– Ах ты, казак!
– Нек! – закричала она, размахивая ручками в полёте. – Нек, непвавийно!.. Не казяк, а казячка!
Олечка написала письмо Жене Д., я оставил себе копию, но какое-то оно неточное, и вписывать его сюда не хочу. Оля редко пишет, и контакт с листом бумаги теряется.
Я почему-то очень устал в эту неделю.
А прошлой ночью мне снились Арийцы, Агуро-Маздао, богиня Деркето и ещё многое из хомяковского калейдоскопа.
Вечером были у нас гости – Маша и Юра со своею Катенькою. Выпили бутылку сухого вина, поговорили. Нас с Олею глубоко поразило их желание отдать Катю в детский сад – без всякой нудящей причины.
– Зачем? – изумлённо спросил я. – Для чего?
– Ну, а что она всё одна да одна? – сказала Маша. – Будет общаться…
Но, кажется, наше искреннее изумление всё-таки её смутило.
Оля ответила на письмо Танечки, в котором она обещает навестить нас:
«…Но почему же так нескоро? Приезжайте! Чугунов тоже обещает навестить нас и тоже медлит, зато пишет нам длинные хорошие письма…

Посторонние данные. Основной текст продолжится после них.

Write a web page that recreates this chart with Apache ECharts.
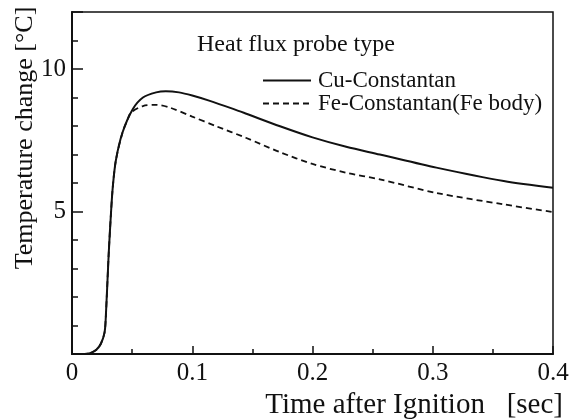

Мы, слава Богу, здоровы. Только Лизанька наша время от времени жалуется на животик – у неё, оказывается, грыжка от рождения. В больнице нам сказали, что нужно явиться на операцию 4-го Июня, т. е. на другой день по исполнении трёх лет. Мы не знаем, что и делать. Лизаньку в больнице одну я не представляю. Мы всё молимся о ней и просим и ваших молитв.
Моя же летняя болезнь, от которой и все мы страдали, прошла чудесным образом – по молитве перед Казанской иконой Божией Матери и нашим домашним Распятием… Но как редко даётся нам такое состояние души, в котором молитва может быть услышана.

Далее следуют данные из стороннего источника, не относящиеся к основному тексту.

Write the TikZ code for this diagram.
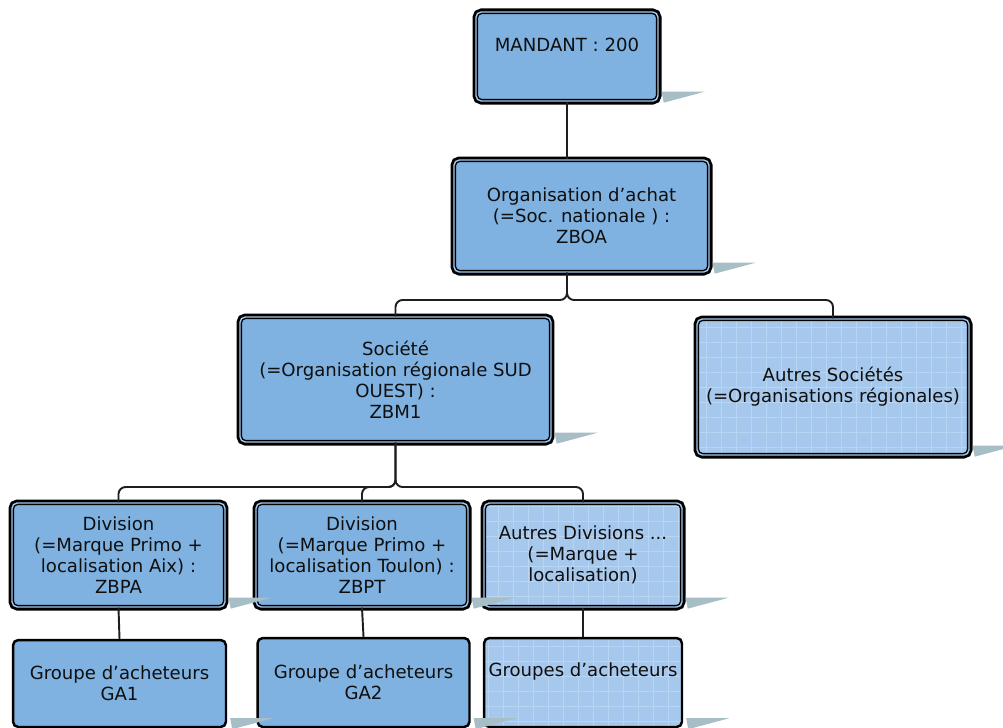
\documentclass[tikz,border=0pt]{standalone}
\usepackage{fontspec}
\setmainfont{DejaVu Sans}
\usepackage{tikz}
\usepackage{xcolor}

\definecolor{boxblue}{RGB}{127,178,224}
\definecolor{boxedge}{RGB}{165,200,236}
\definecolor{gridfill}{RGB}{166,200,236}
\definecolor{gridline}{RGB}{184,213,243}
\definecolor{shadowgrey}{RGB}{168,190,198}
\definecolor{textdark}{RGB}{15,15,15}
\definecolor{linedark}{RGB}{30,30,30}

\begin{document}
\begin{tikzpicture}[x=0.02cm, y=-0.02cm,
		every node/.style={font=\fontsize{10.3}{12}\selectfont, text=textdark, align=center, inner sep=0pt},
		orgbox/.style={preaction={draw=black, line width=4pt, rounded corners=3pt}, draw=black, double=boxedge, double distance=0.8pt, line width=0.8pt, rounded corners=3pt, fill=boxblue},
		gridbox/.style={fill=gridfill, path picture={\draw[gridline, line width=0.5pt] (path picture bounding box.south west) grid[step=0.3cm] (path picture bounding box.north east);}},
		grpbox/.style={draw=black, line width=1.4pt, rounded corners=3pt, fill=boxblue},
		conn/.style={draw=linedark, line width=1.1pt, rounded corners=4pt},
		boxshadow/.style={fill=shadowgrey}]
	\useasboundingbox (0,0) rectangle (1003,727);

	\node[orgbox, minimum width=3.64cm, minimum height=1.78cm, text height=7.3pt, text depth=12.5pt] (mandant) at (567,56.5) {MANDANT : 200};
	\node[orgbox, minimum width=5.1cm, minimum height=2.24cm] (orgachat) at (581.5,216) {Organisation d’achat\\(=Soc. nationale ) :\\ZBOA};
	\node[orgbox, minimum width=6.22cm, minimum height=2.5cm] (societe) at (395.5,379.5) {Société\\(=Organisation régionale SUD\\OUEST) :\\ZBM1};
	\node[orgbox, gridbox, minimum width=5.44cm, minimum height=2.72cm] (autressoc) at (833,387) {Autres Sociétés\\(=Organisations régionales)};
	\node[orgbox, minimum width=4.26cm, minimum height=2.08cm] (divaix) at (118.5,555) {Division\\(=Marque Primo +\\localisation Aix) :\\ZBPA};
	\node[orgbox, minimum width=4.24cm, minimum height=2.08cm] (divtoulon) at (362,555) {Division\\(=Marque Primo +\\localisation Toulon) :\\ZBPT};
	\node[orgbox, gridbox, minimum width=3.96cm, minimum height=2.08cm] (autresdiv) at (583,555) {Autres Divisions ...\\(=Marque +\\localisation)};
	\node[grpbox, minimum width=4.26cm, minimum height=1.74cm] (ga1) at (119.5,683.5) {Groupe d’acheteurs\\GA1};
	\node[grpbox, minimum width=4.24cm, minimum height=1.78cm] (ga2) at (363.5,682.5) {Groupe d’acheteurs\\GA2};
	\node[grpbox, gridbox, minimum width=3.96cm, minimum height=1.78cm, text height=7.6pt, text depth=14pt] (groupes) at (583,682.5) {Groupes d’acheteurs};

	\foreach \n in {mandant,orgachat,societe,autressoc,divaix,divtoulon,autresdiv,ga1,ga2,groupes}
		\fill[boxshadow] ([shift={(3,-10)}]\n.south east) -- ++(43,0) -- ([shift={(5,1)}]\n.south east) -- cycle;

	\coordinate (bus1) at (567,300);
	\coordinate (bus2) at (395.5,487);
	\draw[conn] (mandant.south) -- (mandant.south |- orgachat.north);
	\draw[conn] (orgachat.south -| bus1) -- (bus1) -| (societe.north);
	\draw[conn] (orgachat.south -| bus1) -- (bus1) -| (autressoc.north);
	\draw[conn] (societe.south) -- (bus2) -| (divaix.north);
	\draw[conn] (societe.south) -- (bus2) -| (divtoulon.north);
	\draw[conn] (societe.south) -- (bus2) -| (autresdiv.north);
	\draw[conn] (divaix.south) -- (ga1.north);
	\draw[conn] (divtoulon.south) -- (ga2.north);
	\draw[conn] (autresdiv.south) -- (groupes.north);
\end{tikzpicture}
\end{document}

Недавно мы были у отца Иоанна. Он принял нас хорошо, взял ваш телефон, чуть ли не в тот же вечер собирался позвонить. Он к вам очень привязан и относится с самым горячим участием ко всему, что вас касается. У них опять прибавилось семейство – и детей теперь у них девять человек.

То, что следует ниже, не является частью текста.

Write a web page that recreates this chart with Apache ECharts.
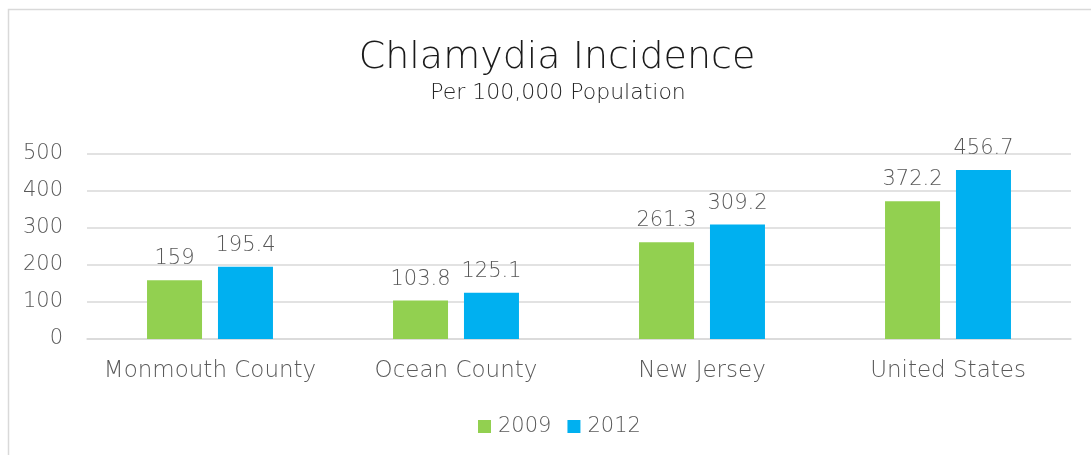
<!DOCTYPE html>
<html>
<head>
<meta charset="utf-8">
<script src="https://cdn.jsdelivr.net/npm/echarts@6/dist/echarts.min.js"></script>
<style>
html,body{margin:0;padding:0;background:#fff;}
#chart{width:1091px;height:455px;}
</style>
</head>
<body>
<div id="chart"></div>
<script>
const categories = ['Monmouth County', 'Ocean County', 'New Jersey', 'United States'];
const seriesNames = ['2009', '2012'];
const values2009 = [159, 103.8, 261.3, 372.2];
const values2012 = [195.4, 125.1, 309.2, 456.7];
const yTicks = [0, 100, 200, 300, 400, 500];

const FONT = 'DejaVu Sans';
const GRAY = '#595959';

const chart = echarts.init(document.getElementById('chart'));
const labelStyle = {
  show: true, position: 'top', distance: 11,
  color: GRAY, fontSize: 21, fontFamily: FONT, fontWeight: 200
};
chart.setOption({
  animation: false,
  backgroundColor: '#fff',
  graphic: [{
    type: 'rect', silent: true,
    shape: { x: 8.5, y: 9.5, width: 1300, height: 800 },
    style: { fill: 'none', stroke: '#d9d9d9', lineWidth: 1.5 }
  }],
  title: [{
    text: 'Chlamydia Incidence',
    left: 552, top: 34, textAlign: 'center',
    textStyle: { fontFamily: FONT, fontSize: 38, fontWeight: 200, color: '#1a1a1a' }
  }, {
    text: 'Per 100,000 Population',
    left: 553, top: 77, textAlign: 'center',
    textStyle: { fontFamily: FONT, fontSize: 22, fontWeight: 200, color: '#262626' }
  }],
  legend: {
    data: seriesNames,
    left: 473, top: 411,
    itemWidth: 13, itemHeight: 13, itemGap: 16,
    icon: 'rect',
    textStyle: { fontFamily: FONT, fontSize: 21, fontWeight: 200, color: GRAY, padding: [0, 0, 0, 2] }
  },
  grid: { left: 87, right: 20, top: 154, bottom: 116 },
  xAxis: {
    type: 'category', data: categories,
    axisLine: { show: true, lineStyle: { color: '#d9d9d9', width: 1.5 } },
    axisTick: { show: false },
    axisLabel: { interval: 0, color: GRAY, fontSize: 23, fontFamily: FONT, fontWeight: 200, margin: 21 }
  },
  yAxis: {
    type: 'value', min: yTicks[0], max: yTicks[yTicks.length - 1], interval: 100,
    axisLine: { show: false }, axisTick: { show: false },
    splitLine: { lineStyle: { color: '#d9d9d9', width: 1.5 } },
    axisLabel: { color: GRAY, fontSize: 21, fontFamily: FONT, fontWeight: 200, margin: 24 }
  },
  series: [{
    name: seriesNames[0], type: 'bar', data: values2009,
    barWidth: 55, barGap: '29%',
    itemStyle: { color: '#92D050' },
    label: labelStyle
  }, {
    name: seriesNames[1], type: 'bar', data: values2012,
    barWidth: 55,
    itemStyle: { color: '#00B0F0' },
    label: labelStyle
  }]
});
</script>
</body>
</html>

…Обещанную книжечку из Лизанькиных речений Володя ещё не составил. Он очень устаёт на работе, особенно в середине месяца. Мы об этом часто думаем, но ни на что решиться не можем…»
Сегодня Лиза была наказана – постояла в углу. После примирения, сидя у Оли на коленях, взволнованно говорила:
– Кага кы миня наказываех, я не виху, шко кы моя маминька (когда ты меня наказываешь, я не вижу, что ты моя маминька). У кибя акое гозьное ицо (у тебя такое грозное лицо).
Оля записала за нею:
«Лизанька так нежна и послушна последние три дня, что я не устаю радоваться и умиляться на неё.
В воскресенье утром, когда мы были на службе, она рассказывала наклонившейся к ней бабушке, что Господь всё сотворил – и травку, и птичек. А вечером я слышала, как она уговаривала Машину Катеньку вместе помолиться.
Сегодня мы были у Наташи, и её Людочка удивила меня своим мирным и тихим настроением. Я взяла её на колени и сказала:
– Какая ты, Людочка, сегодня хорошая!.. Правда, Лизанька?
Лизанька кивнула и, раскачиваясь на маленьком стульчике, заметила:
– А быва пахая! (была плохая)
– Почему?
– Очень сийно китява (сильно кричала).
Когда мы собрались уходить, Людочка поцеловала Лизаньку и сказала:
– Лизанька, слушайся маму.
– А кы с’ухайся свою маминьку, – ответила Лизанька, делая ударение на слове „свою”.
Перед сном Лизанька всё жаловалась на животик. Я так запечалилась этим, что, качая кроватку, всё думала о Лизанькиной болезни, и мысли мои от непроницаемости и растерянности вдруг вылились в молитву о Лизанькином исцелении, в сокрушение о своём неверии и неблагодарности. Лизанька лежала тихо-тихо в кроватке, и я думала, что она уже уснула. Но вдруг она подняла головку от подушки и позвала меня.